§ Objective
Each line from the one containing "Rebuild this chart" through the one containing "var yMin = 0, yMax = 8000, yStep = 2000;" is to be retyped exactly, both end lines included, and all other lines left out.

[Start of Records to process]

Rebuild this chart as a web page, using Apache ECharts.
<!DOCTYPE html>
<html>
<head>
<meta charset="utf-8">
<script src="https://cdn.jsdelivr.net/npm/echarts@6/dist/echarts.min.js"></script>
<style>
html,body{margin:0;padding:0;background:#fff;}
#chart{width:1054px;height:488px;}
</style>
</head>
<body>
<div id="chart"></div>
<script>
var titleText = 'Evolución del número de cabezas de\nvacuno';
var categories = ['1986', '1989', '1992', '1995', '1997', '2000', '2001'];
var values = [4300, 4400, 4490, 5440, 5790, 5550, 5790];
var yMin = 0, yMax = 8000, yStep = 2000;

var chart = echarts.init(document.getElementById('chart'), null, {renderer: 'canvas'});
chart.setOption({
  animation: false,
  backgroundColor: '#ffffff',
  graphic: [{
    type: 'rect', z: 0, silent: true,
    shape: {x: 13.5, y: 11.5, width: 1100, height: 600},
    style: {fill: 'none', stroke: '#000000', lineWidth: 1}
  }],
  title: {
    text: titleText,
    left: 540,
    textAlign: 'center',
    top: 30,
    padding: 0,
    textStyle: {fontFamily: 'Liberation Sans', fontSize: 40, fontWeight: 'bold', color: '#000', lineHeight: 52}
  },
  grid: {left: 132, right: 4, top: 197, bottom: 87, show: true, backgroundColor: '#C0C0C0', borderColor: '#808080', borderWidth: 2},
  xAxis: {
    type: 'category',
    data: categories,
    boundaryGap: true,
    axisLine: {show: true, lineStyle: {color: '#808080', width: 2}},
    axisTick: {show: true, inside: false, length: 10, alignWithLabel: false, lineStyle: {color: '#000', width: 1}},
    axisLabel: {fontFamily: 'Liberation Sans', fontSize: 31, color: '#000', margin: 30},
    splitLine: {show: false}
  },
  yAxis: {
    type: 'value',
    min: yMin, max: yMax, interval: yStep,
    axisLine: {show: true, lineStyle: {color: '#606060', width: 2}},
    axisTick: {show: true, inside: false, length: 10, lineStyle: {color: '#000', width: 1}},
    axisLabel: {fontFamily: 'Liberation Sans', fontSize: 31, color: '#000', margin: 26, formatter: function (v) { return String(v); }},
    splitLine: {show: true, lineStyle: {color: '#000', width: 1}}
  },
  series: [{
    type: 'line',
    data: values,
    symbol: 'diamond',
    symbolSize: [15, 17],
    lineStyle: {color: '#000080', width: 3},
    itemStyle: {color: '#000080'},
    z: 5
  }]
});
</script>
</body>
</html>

[End of Records to process]
[Start of Records to process]

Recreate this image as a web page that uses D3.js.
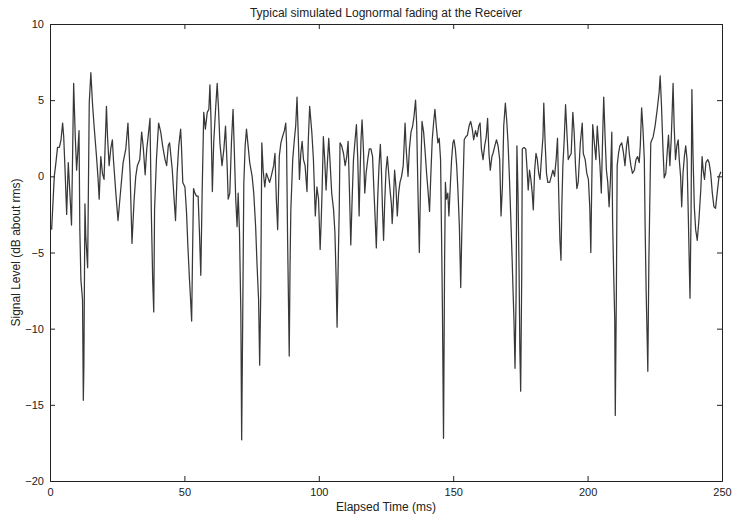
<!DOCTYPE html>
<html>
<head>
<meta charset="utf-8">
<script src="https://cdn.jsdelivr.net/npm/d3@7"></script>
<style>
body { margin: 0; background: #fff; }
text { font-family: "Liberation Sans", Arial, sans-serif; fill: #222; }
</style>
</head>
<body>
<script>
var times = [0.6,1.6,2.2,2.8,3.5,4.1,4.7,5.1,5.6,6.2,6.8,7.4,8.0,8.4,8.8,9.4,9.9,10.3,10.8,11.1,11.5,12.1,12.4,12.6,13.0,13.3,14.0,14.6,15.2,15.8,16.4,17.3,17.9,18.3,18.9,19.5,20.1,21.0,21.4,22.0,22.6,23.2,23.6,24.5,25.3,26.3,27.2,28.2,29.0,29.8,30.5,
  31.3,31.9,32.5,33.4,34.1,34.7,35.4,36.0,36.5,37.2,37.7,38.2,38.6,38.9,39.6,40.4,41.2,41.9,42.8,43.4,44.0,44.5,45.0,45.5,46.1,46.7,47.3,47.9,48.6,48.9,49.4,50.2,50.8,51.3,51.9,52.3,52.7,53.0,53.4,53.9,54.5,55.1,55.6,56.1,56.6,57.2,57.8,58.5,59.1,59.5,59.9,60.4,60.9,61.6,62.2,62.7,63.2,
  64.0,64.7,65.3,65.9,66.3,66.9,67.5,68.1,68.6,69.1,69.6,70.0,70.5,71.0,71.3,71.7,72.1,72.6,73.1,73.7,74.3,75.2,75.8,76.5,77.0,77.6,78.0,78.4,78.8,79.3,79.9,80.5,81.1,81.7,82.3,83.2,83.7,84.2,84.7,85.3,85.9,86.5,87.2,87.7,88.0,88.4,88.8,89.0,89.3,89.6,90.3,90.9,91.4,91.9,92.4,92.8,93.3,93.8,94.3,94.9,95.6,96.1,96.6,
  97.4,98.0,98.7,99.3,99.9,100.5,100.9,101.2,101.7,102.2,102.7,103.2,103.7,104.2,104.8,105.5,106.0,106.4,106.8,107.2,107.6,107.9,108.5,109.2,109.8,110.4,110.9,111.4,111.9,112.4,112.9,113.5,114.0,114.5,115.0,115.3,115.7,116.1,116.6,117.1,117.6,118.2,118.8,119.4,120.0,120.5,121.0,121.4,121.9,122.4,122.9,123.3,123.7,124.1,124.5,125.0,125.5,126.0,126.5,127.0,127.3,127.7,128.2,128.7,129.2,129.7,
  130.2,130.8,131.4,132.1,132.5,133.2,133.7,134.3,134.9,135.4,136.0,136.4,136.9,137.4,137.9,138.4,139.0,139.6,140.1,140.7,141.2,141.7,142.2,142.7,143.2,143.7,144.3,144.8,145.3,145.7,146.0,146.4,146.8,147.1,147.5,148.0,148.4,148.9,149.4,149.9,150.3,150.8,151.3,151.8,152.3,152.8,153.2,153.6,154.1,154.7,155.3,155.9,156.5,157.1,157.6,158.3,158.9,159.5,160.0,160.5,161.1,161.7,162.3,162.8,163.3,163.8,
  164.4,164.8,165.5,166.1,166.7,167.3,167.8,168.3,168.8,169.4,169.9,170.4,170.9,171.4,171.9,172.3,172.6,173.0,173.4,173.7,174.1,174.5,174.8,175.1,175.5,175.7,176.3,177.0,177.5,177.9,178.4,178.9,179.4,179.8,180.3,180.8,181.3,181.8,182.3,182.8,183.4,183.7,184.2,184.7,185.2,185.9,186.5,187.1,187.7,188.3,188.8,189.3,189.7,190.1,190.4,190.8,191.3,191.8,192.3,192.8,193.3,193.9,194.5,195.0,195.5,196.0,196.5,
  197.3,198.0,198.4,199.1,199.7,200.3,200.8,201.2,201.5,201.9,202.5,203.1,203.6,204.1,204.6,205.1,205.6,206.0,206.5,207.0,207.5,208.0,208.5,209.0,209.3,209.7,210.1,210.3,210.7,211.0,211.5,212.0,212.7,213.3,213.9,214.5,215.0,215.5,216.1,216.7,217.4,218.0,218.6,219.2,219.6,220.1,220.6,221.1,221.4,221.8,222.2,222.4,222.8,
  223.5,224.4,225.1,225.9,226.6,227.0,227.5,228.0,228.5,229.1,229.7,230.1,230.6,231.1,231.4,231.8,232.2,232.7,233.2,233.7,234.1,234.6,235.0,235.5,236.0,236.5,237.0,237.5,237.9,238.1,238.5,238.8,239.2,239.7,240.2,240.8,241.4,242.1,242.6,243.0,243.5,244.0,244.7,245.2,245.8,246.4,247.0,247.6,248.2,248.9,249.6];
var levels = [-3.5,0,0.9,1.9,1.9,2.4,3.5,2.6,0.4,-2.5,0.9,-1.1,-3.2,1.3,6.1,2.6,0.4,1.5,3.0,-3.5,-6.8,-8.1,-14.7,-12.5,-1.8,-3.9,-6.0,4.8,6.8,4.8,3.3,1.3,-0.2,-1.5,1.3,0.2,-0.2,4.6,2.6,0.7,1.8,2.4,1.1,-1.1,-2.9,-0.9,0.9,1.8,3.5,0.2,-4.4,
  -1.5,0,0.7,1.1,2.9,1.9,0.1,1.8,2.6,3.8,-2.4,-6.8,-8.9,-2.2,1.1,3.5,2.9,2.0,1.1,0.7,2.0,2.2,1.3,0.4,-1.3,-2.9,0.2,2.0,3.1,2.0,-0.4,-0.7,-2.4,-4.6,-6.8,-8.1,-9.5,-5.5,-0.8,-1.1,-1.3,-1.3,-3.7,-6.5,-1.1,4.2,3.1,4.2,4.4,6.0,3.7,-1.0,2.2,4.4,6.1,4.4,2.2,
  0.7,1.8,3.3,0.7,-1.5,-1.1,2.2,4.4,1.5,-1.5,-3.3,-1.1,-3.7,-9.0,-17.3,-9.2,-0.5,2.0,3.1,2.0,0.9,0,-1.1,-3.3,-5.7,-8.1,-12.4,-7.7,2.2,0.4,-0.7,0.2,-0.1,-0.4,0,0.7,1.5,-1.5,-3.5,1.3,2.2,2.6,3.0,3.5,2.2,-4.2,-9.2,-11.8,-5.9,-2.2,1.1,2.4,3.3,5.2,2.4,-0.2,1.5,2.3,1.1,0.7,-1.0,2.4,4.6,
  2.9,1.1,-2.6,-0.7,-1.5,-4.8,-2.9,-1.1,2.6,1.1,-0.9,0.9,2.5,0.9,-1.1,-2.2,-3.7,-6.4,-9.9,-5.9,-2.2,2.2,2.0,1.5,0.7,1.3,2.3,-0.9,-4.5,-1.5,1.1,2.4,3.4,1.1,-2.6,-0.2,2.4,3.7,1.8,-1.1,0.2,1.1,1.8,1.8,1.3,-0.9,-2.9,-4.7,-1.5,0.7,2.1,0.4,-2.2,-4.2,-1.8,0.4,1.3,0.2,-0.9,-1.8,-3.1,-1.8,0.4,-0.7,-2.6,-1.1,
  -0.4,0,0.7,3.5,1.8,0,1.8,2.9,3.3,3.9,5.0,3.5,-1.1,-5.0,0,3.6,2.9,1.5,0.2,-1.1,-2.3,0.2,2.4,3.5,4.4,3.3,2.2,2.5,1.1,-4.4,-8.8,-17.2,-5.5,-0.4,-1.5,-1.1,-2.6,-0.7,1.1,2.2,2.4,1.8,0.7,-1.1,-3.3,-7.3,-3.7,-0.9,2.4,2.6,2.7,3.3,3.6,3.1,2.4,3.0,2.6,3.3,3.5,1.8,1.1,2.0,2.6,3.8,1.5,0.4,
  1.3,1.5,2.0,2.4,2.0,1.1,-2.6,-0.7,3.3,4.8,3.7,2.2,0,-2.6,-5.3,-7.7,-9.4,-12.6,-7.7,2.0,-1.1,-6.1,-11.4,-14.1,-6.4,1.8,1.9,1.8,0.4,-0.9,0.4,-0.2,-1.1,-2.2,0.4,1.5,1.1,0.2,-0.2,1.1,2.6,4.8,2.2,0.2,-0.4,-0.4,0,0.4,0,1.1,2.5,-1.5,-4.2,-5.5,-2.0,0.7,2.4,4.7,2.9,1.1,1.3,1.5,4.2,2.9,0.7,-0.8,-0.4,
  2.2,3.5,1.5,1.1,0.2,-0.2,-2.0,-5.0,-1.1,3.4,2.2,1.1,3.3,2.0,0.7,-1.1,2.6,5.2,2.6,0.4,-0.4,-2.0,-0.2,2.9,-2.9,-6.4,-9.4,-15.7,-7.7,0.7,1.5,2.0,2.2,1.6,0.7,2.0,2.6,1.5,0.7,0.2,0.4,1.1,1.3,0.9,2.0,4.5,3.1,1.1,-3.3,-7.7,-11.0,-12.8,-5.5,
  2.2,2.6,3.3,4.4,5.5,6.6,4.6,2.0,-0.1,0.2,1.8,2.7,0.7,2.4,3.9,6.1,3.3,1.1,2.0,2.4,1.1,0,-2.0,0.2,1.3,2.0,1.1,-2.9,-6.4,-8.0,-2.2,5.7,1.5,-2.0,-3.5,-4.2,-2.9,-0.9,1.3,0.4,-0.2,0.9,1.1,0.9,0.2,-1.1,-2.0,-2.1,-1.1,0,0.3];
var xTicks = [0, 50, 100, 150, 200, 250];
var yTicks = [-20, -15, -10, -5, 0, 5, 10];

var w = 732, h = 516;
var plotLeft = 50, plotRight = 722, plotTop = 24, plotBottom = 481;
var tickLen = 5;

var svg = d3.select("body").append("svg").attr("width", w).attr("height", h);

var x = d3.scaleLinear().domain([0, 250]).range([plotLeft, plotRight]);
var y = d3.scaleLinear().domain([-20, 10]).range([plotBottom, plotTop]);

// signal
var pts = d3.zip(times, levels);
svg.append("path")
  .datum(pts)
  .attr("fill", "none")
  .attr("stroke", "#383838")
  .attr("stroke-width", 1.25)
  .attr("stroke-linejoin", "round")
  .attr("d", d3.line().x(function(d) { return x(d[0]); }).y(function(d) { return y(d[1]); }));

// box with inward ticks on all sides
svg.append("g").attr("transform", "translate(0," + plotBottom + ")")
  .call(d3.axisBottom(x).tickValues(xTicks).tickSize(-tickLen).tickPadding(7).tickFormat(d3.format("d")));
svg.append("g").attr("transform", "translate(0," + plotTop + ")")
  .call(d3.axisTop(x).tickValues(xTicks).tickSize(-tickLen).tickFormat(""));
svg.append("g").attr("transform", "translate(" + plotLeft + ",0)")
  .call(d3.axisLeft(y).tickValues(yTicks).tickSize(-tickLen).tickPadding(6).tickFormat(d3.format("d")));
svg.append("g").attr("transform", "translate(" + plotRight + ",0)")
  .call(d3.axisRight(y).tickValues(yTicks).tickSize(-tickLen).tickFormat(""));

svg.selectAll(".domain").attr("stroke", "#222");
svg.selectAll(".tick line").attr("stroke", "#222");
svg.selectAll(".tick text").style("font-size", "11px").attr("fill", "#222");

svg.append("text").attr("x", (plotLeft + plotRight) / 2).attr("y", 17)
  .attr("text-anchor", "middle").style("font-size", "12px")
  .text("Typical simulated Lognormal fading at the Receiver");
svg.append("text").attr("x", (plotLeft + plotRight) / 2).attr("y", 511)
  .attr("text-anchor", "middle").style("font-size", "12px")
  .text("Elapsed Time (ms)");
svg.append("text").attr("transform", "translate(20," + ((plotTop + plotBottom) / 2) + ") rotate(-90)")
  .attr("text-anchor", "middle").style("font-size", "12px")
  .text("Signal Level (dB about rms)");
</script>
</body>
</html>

[End of Records to process]

§ Final answer
Rebuild this chart as a web page, using Apache ECharts.
<!DOCTYPE html>
<html>
<head>
<meta charset="utf-8">
<script src="https://cdn.jsdelivr.net/npm/echarts@6/dist/echarts.min.js"></script>
<style>
html,body{margin:0;padding:0;background:#fff;}
#chart{width:1054px;height:488px;}
</style>
</head>
<body>
<div id="chart"></div>
<script>
var titleText = 'Evolución del número de cabezas de\nvacuno';
var categories = ['1986', '1989', '1992', '1995', '1997', '2000', '2001'];
var values = [4300, 4400, 4490, 5440, 5790, 5550, 5790];
var yMin = 0, yMax = 8000, yStep = 2000;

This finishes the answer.